Keine dieser Bedenken werden jedoch von den Entscheidungsträgern, Lehrern oder Eltern, ernst genommen, wenn sie ICT zur Bildung ihrer Kinder in Betracht ziehen und fordern.

ITC-freie Umgebung für gesunde Entwicklung der Kinder

Anders die CEOs und Senior-Führungskräfte der ICT Unternehmen in Silicon Valley: Viele von ihnen schicken ihre Kinder auf Internet- und ICT-freie Waldorfschulen. Warum? Weil sie das Paradoxon verstanden haben, dass an Grundschulen eine ICT-beeinflusste Bildung kontraproduktiv ist für den Erwerb von ICT-Fertigkeiten. Das gilt zum Teil auch noch für die weiterführenden Schulen: Zur Entwicklung der nötigen Basiskomponenten, die für Berufe im 21sten Jahrhundert erforderlich ist, braucht es grundlegende soziale, literarische, mathematische, zwischenmenschliche und kreative Fähigkeiten. Diese sind entscheidend für die menschliche Entwicklung im Kindes- und Jugendalter und können nur in einer ausgesprochen ICT-freien Lernumgebung wirklich gefördert werden. Dazu gehört auch die Erkenntnis, dass ICT einen negativen Einfluss auf die Entwicklung von Fähigkeiten hat, die für Innovationen notwendig und ausschlaggebend sind.

Dies ist einer der Gründe, weshalb ICT keinen Platz im Lehrstoff der Waldorf-Grundschulen einnimmt. Erst in der Mittelstufe wird ICT an Waldorfschulen als ein weiterer Zugang zu Informationen eingesetzt.

Vorbereitung bei weiterführendem Schulwechsel

Allerdings gewährleisten die Waldorflehrer, dass die Schüler vor der weiterführenden Schule entsprechend vorbereitet und befähigt werden, die benötigten Fertigkeiten zu entwickeln, um

  • ITC bewusst zu verwenden,

  • dabei auf das Wichtige fokussiert zu bleiben,

  • an Problemlösungen in einer durchdachten, engagierten und konzentrierten Art und Weise heranzugehen.

„Probieren geht über studieren“, heißt es. 94 % der Waldorfschul-Absolventen studieren an US-Top Universitäten. Das ist weit mehr als der Landesdurchschnitt.

Dennoch glaube ich als Informatikwissenschaftler, dass ITC auf der Lehrerseite eine Rolle im Unterricht spielen sollte. Denn ICT ermöglicht es dem Lehrer, den Schülern komplexe Zusammenhänge übersichtlich darzustellen, was wichtig und hilfreich ist als Teil einer Grundstrategie, in Grund- und weiterführender Schule das Selbstbewusstsein der Schüler mit Blick auf ihren Abschluss zu verstärken.
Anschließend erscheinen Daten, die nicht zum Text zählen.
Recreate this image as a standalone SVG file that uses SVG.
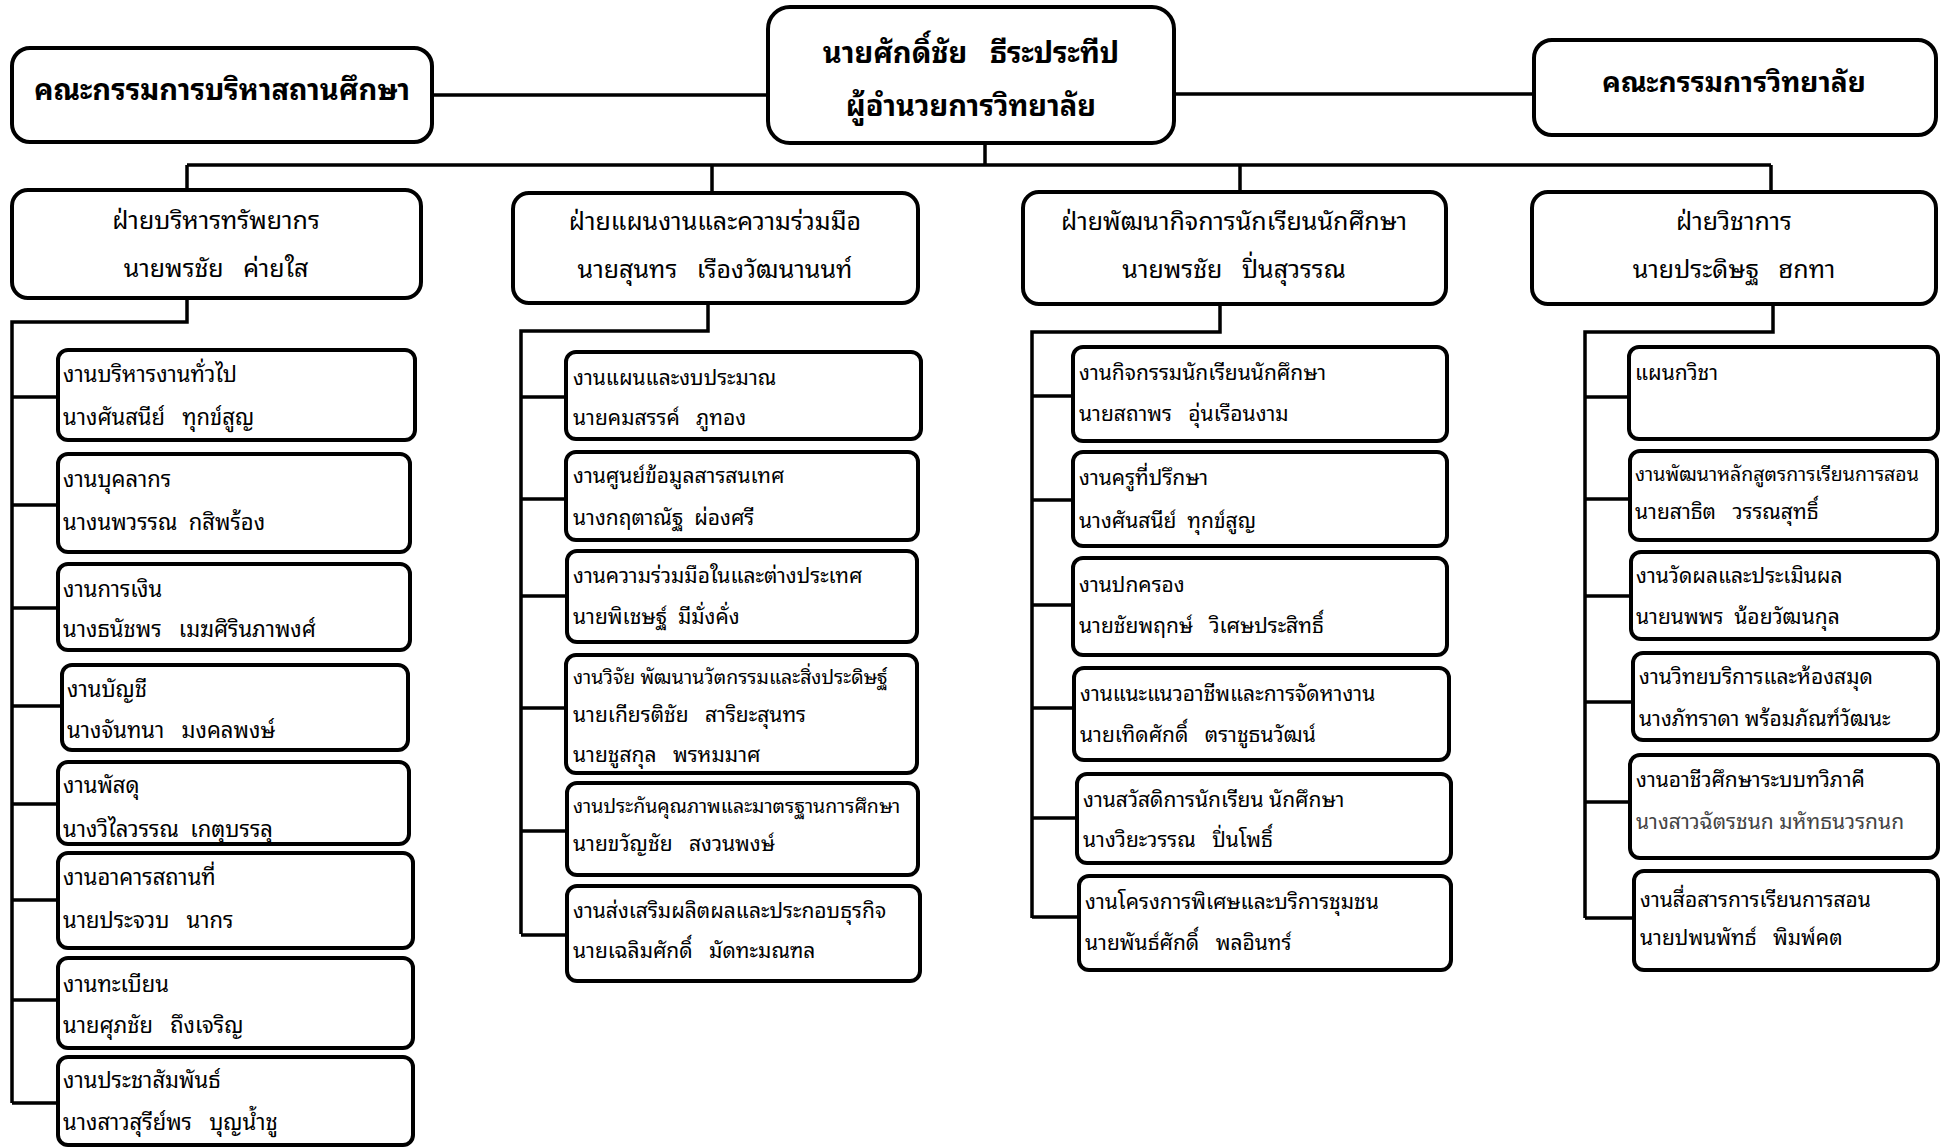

Fazit: Diverse wissenschaftliche Untersuchungsergebnisse belegen, dass Kinder und Jugendliche nicht durch Bildschirmnutzung lernen sollten, weder bei Tag, noch bei Nacht. Auch im Zeitalter von smarten Geräten sollte jeder und jede noch per Hand schreiben und nicht nur auf einer Tastatur tippen können. Das handschriftliche Notieren beim Erarbeiten von Konzepten hilft dabei, diese effizient vorzubereiten, darzulegen und nachhaltig abzuspeichern. Kinder und Jugendliche brauchen außerdem einen tiefen Schlaf, um die Erinnerung an das Gelernte zu festigen – und ICT ist bekannt dafür, diesen Prozess zu beeinträchtigen.

Vgl. Online-Fortbildung für Indien zum Thema entwicklungsfreundliche Mediennutzung, 2016

  1. Dr. Tom Butler ist Professor für Geschäftssnformations-Systeme an der Universität in Cork.